### TASK
Exclude the pictures, then repeat the remaining data exactly.
═══ PROVIDED MATERIAL ═══
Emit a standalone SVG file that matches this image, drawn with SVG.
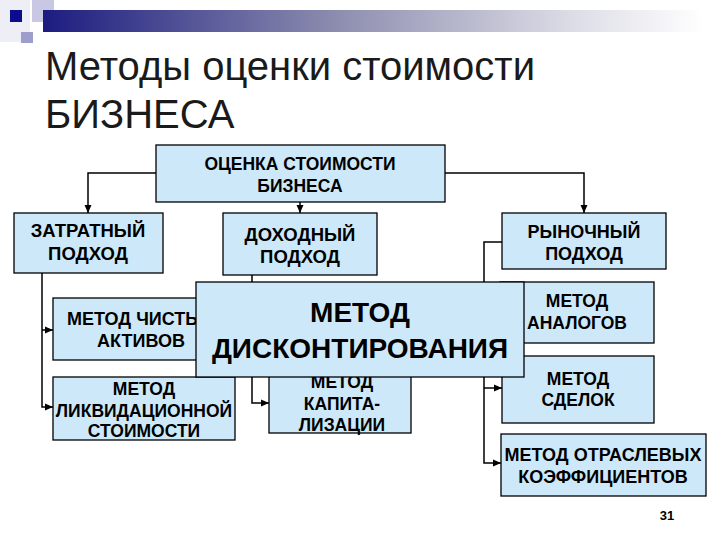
<svg xmlns="http://www.w3.org/2000/svg" width="720" height="540" viewBox="0 0 720 540">
<defs>
<linearGradient id="bar" x1="0" y1="0" x2="1" y2="0">
<stop offset="0" stop-color="#1c1c80"/>
<stop offset="0.45" stop-color="#8e8eb0"/>
<stop offset="0.8" stop-color="#dcdce6"/>
<stop offset="1" stop-color="#ffffff"/>
</linearGradient>
<marker id="ah" viewBox="0 0 8 8" refX="8" refY="4" markerWidth="8" markerHeight="8" markerUnits="userSpaceOnUse" orient="auto">
<path d="M0,0.5 L8,4 L0,7.5 Z" fill="#000"/>
</marker>
<style>
.box{fill:#cde9f9;stroke:#000;stroke-width:1.3}
.t{font-family:"Liberation Sans",Arial,sans-serif;font-weight:bold;fill:#000;text-anchor:middle}
.s17{font-size:17.5px}
.s18{font-size:18px}
.s185{font-size:18.5px}
.c{fill:none;stroke:#000;stroke-width:1.5}
.title{font-family:"Liberation Sans",Arial,sans-serif;font-size:40px;fill:#1a1a1a}
</style>
</defs>
<rect width="720" height="540" fill="#fff"/>
<g id="decor">
<rect x="0" y="0" width="30" height="42" fill="#eeeef6"/>
<rect x="32" y="0" width="22" height="22" fill="#c8c8e4"/>
<rect x="43" y="10" width="660" height="22" fill="url(#bar)"/>
<rect x="10" y="10" width="12" height="12" fill="#0c0c8c"/>
<rect x="21" y="32" width="12" height="11" fill="#9e9ecc"/>
</g>
<g id="title">
<text class="title" x="45" y="80">Методы оценки стоимости</text>
<text class="title" x="45" y="128">БИЗНЕСА</text>
</g>
<g id="connectors">
<path class="c" d="M156,173 H88 V213" marker-end="url(#ah)"/>
<path class="c" d="M445,173 H584 V213" marker-end="url(#ah)"/>
<path class="c" d="M300,202 V213" marker-end="url(#ah)"/>
<path class="c" d="M42,273 V407 H53" marker-end="url(#ah)"/>
<path class="c" d="M42,330 H53" marker-end="url(#ah)"/>
<path class="c" d="M252,275 V403 H269" marker-end="url(#ah)"/>
<path class="c" d="M502,242 H484 V463 H501" marker-end="url(#ah)"/>
<path class="c" d="M484,388 H502" marker-end="url(#ah)"/>
<path class="c" d="M484,313 H500" marker-end="url(#ah)"/>
</g>
<g id="n-root">
<rect class="box" x="156" y="145" width="289" height="57"/>
<text class="t s17" x="300" y="170">ОЦЕНКА СТОИМОСТИ</text>
<text class="t s17" x="300" y="192">БИЗНЕСА</text>
</g>
<g id="n-cost">
<rect class="box" x="14" y="213" width="149" height="60"/>
<text class="t s185" x="88" y="237">ЗАТРАТНЫЙ</text>
<text class="t s185" x="88" y="260">ПОДХОД</text>
</g>
<g id="n-income">
<rect class="box" x="223" y="213" width="154" height="62"/>
<text class="t s185" x="300" y="241">ДОХОДНЫЙ</text>
<text class="t s185" x="300" y="263">ПОДХОД</text>
</g>
<g id="n-market">
<rect class="box" x="502" y="213" width="164" height="56"/>
<text class="t s18" x="584" y="238">РЫНОЧНЫЙ</text>
<text class="t s18" x="584" y="260">ПОДХОД</text>
</g>
<g id="n-net">
<rect class="box" x="53" y="298" width="176" height="62"/>
<text class="t s18" x="141" y="325">МЕТОД ЧИСТЫХ</text>
<text class="t s18" x="141" y="347">АКТИВОВ</text>
</g>
<g id="n-liq">
<rect class="box" x="53" y="377" width="182" height="63"/>
<text class="t s17" x="144" y="395">МЕТОД</text>
<text class="t s17" x="144" y="417">ЛИКВИДАЦИОННОЙ</text>
<text class="t s17" x="144" y="437">СТОИМОСТИ</text>
</g>
<g id="n-cap">
<rect class="box" x="269" y="355" width="142" height="78"/>
<text class="t s17" x="342" y="388">МЕТОД</text>
<text class="t s17" x="342" y="410">КАПИТА-</text>
<text class="t s17" x="342" y="431">ЛИЗАЦИИ</text>
</g>
<g id="n-analog">
<rect class="box" x="500" y="282" width="154" height="61"/>
<text class="t s17" x="577" y="307">МЕТОД</text>
<text class="t s17" x="577" y="329">АНАЛОГОВ</text>
</g>
<g id="n-deals">
<rect class="box" x="502" y="356" width="152" height="67"/>
<text class="t s17" x="578" y="385">МЕТОД</text>
<text class="t s17" x="578" y="406">СДЕЛОК</text>
</g>
<g id="n-industry">
<rect class="box" x="501" y="434" width="205" height="62"/>
<text class="t s18" x="603" y="461">МЕТОД ОТРАСЛЕВЫХ</text>
<text class="t s18" x="603" y="483">КОЭФФИЦИЕНТОВ</text>
</g>
<g id="n-dcf">
<rect class="box" x="196" y="282" width="328" height="95"/>
<text class="t" style="font-size:28px" x="360" y="322">МЕТОД</text>
<text class="t" style="font-size:28px" x="360" y="358">ДИСКОНТИРОВАНИЯ</text>
</g>
<g id="page">
<text class="t" style="font-size:13px" x="667" y="520">31</text>
</g>
</svg>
═══
### FINISHED ANSWER
Emit a standalone SVG file that matches this image, drawn with SVG.
<svg xmlns="http://www.w3.org/2000/svg" width="720" height="540" viewBox="0 0 720 540">
<defs>
<linearGradient id="bar" x1="0" y1="0" x2="1" y2="0">
<stop offset="0" stop-color="#1c1c80"/>
<stop offset="0.45" stop-color="#8e8eb0"/>
<stop offset="0.8" stop-color="#dcdce6"/>
<stop offset="1" stop-color="#ffffff"/>
</linearGradient>
<marker id="ah" viewBox="0 0 8 8" refX="8" refY="4" markerWidth="8" markerHeight="8" markerUnits="userSpaceOnUse" orient="auto">
<path d="M0,0.5 L8,4 L0,7.5 Z" fill="#000"/>
</marker>
<style>
.box{fill:#cde9f9;stroke:#000;stroke-width:1.3}
.t{font-family:"Liberation Sans",Arial,sans-serif;font-weight:bold;fill:#000;text-anchor:middle}
.s17{font-size:17.5px}
.s18{font-size:18px}
.s185{font-size:18.5px}
.c{fill:none;stroke:#000;stroke-width:1.5}
.title{font-family:"Liberation Sans",Arial,sans-serif;font-size:40px;fill:#1a1a1a}
</style>
</defs>
<rect width="720" height="540" fill="#fff"/>
<g id="decor">
<rect x="0" y="0" width="30" height="42" fill="#eeeef6"/>
<rect x="32" y="0" width="22" height="22" fill="#c8c8e4"/>
<rect x="43" y="10" width="660" height="22" fill="url(#bar)"/>
<rect x="10" y="10" width="12" height="12" fill="#0c0c8c"/>
<rect x="21" y="32" width="12" height="11" fill="#9e9ecc"/>
</g>
<g id="title">
<text class="title" x="45" y="80">Методы оценки стоимости</text>
<text class="title" x="45" y="128">БИЗНЕСА</text>
</g>
<g id="connectors">
<path class="c" d="M156,173 H88 V213" marker-end="url(#ah)"/>
<path class="c" d="M445,173 H584 V213" marker-end="url(#ah)"/>
<path class="c" d="M300,202 V213" marker-end="url(#ah)"/>
<path class="c" d="M42,273 V407 H53" marker-end="url(#ah)"/>
<path class="c" d="M42,330 H53" marker-end="url(#ah)"/>
<path class="c" d="M252,275 V403 H269" marker-end="url(#ah)"/>
<path class="c" d="M502,242 H484 V463 H501" marker-end="url(#ah)"/>
<path class="c" d="M484,388 H502" marker-end="url(#ah)"/>
<path class="c" d="M484,313 H500" marker-end="url(#ah)"/>
</g>
<g id="n-root">
<rect class="box" x="156" y="145" width="289" height="57"/>
<text class="t s17" x="300" y="170">ОЦЕНКА СТОИМОСТИ</text>
<text class="t s17" x="300" y="192">БИЗНЕСА</text>
</g>
<g id="n-cost">
<rect class="box" x="14" y="213" width="149" height="60"/>
<text class="t s185" x="88" y="237">ЗАТРАТНЫЙ</text>
<text class="t s185" x="88" y="260">ПОДХОД</text>
</g>
<g id="n-income">
<rect class="box" x="223" y="213" width="154" height="62"/>
<text class="t s185" x="300" y="241">ДОХОДНЫЙ</text>
<text class="t s185" x="300" y="263">ПОДХОД</text>
</g>
<g id="n-market">
<rect class="box" x="502" y="213" width="164" height="56"/>
<text class="t s18" x="584" y="238">РЫНОЧНЫЙ</text>
<text class="t s18" x="584" y="260">ПОДХОД</text>
</g>
<g id="n-net">
<rect class="box" x="53" y="298" width="176" height="62"/>
<text class="t s18" x="141" y="325">МЕТОД ЧИСТЫХ</text>
<text class="t s18" x="141" y="347">АКТИВОВ</text>
</g>
<g id="n-liq">
<rect class="box" x="53" y="377" width="182" height="63"/>
<text class="t s17" x="144" y="395">МЕТОД</text>
<text class="t s17" x="144" y="417">ЛИКВИДАЦИОННОЙ</text>
<text class="t s17" x="144" y="437">СТОИМОСТИ</text>
</g>
<g id="n-cap">
<rect class="box" x="269" y="355" width="142" height="78"/>
<text class="t s17" x="342" y="388">МЕТОД</text>
<text class="t s17" x="342" y="410">КАПИТА-</text>
<text class="t s17" x="342" y="431">ЛИЗАЦИИ</text>
</g>
<g id="n-analog">
<rect class="box" x="500" y="282" width="154" height="61"/>
<text class="t s17" x="577" y="307">МЕТОД</text>
<text class="t s17" x="577" y="329">АНАЛОГОВ</text>
</g>
<g id="n-deals">
<rect class="box" x="502" y="356" width="152" height="67"/>
<text class="t s17" x="578" y="385">МЕТОД</text>
<text class="t s17" x="578" y="406">СДЕЛОК</text>
</g>
<g id="n-industry">
<rect class="box" x="501" y="434" width="205" height="62"/>
<text class="t s18" x="603" y="461">МЕТОД ОТРАСЛЕВЫХ</text>
<text class="t s18" x="603" y="483">КОЭФФИЦИЕНТОВ</text>
</g>
<g id="n-dcf">
<rect class="box" x="196" y="282" width="328" height="95"/>
<text class="t" style="font-size:28px" x="360" y="322">МЕТОД</text>
<text class="t" style="font-size:28px" x="360" y="358">ДИСКОНТИРОВАНИЯ</text>
</g>
<g id="page">
<text class="t" style="font-size:13px" x="667" y="520">31</text>
</g>
</svg>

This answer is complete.